Phytochemical analysis and antimicrobial potential of methanolic leaf extract of peppermint (Mentha piperita: Lamiaceae)

2012 
The present investigation aims to assess the phytochemical content, antioxdative activity and antimicrobial activity of the methanolic leaf extract of locally available Mentha piperita, the mint plant. The methanolic leaf extract of mint leaves was analyzed qualitatively for the phytochemical contents as previously described. The 1,1-diphenyl-2-picrylhydrazyl–hydrate radical (DPPH) free radical scavenging assay was carried out with reference to butylated hydroxy toluene (BHT). The antimicrobial susceptibility test, including minimum inhibitory concentration and minimum bactericidal concentration (MIC and MBC) were determined. The functional chemical groups were determined by Fourier transform infrared spectroscopy (FTIR).

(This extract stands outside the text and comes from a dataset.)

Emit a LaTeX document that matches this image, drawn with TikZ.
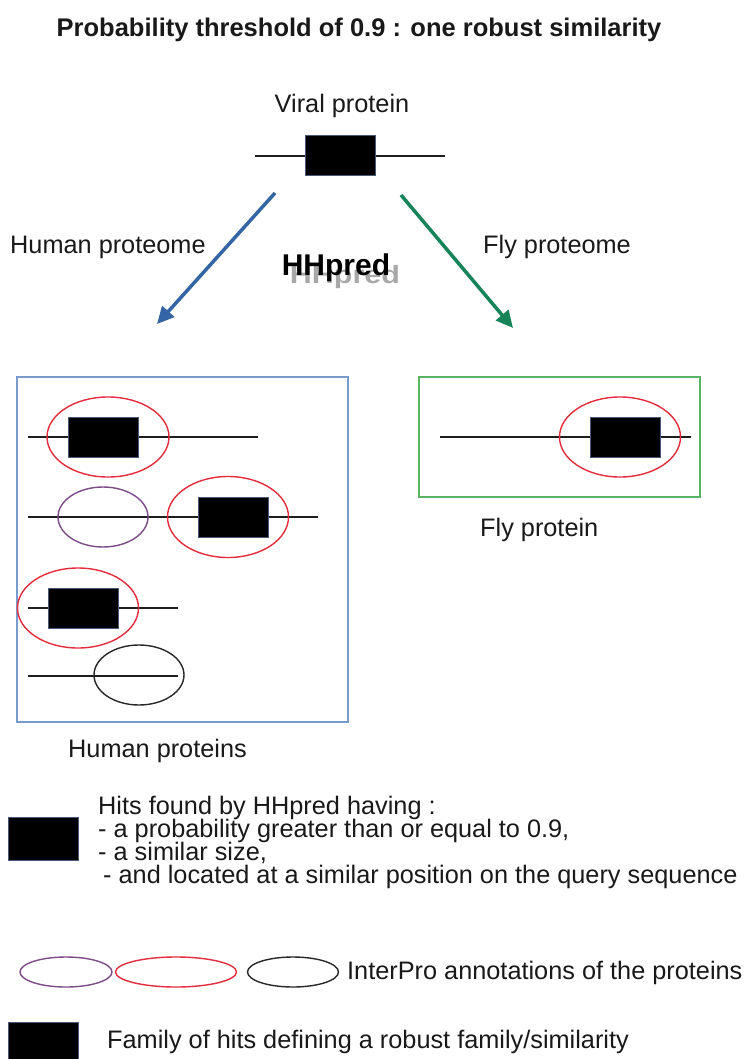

The methanolic extract was found to contain tannins and flavanoids, with considerable free radical scavenging activity. The plant extract showed antimicrobial activity against clinical isolates of Escherichia coli, Acinetobacter, Staphylococcus aureus and two fungi such as Candida albicans, Candida glabrata. The FTIR results indicated the molecular configuration of different functional groups in the plant extract. The mint leaf methanolic extract showed considerable antibacterial and antifungal activity against selected bacteria and fungi. Regular intake of mint leaves presumed to ward-off the initial colonization of selected pathogenic microbes.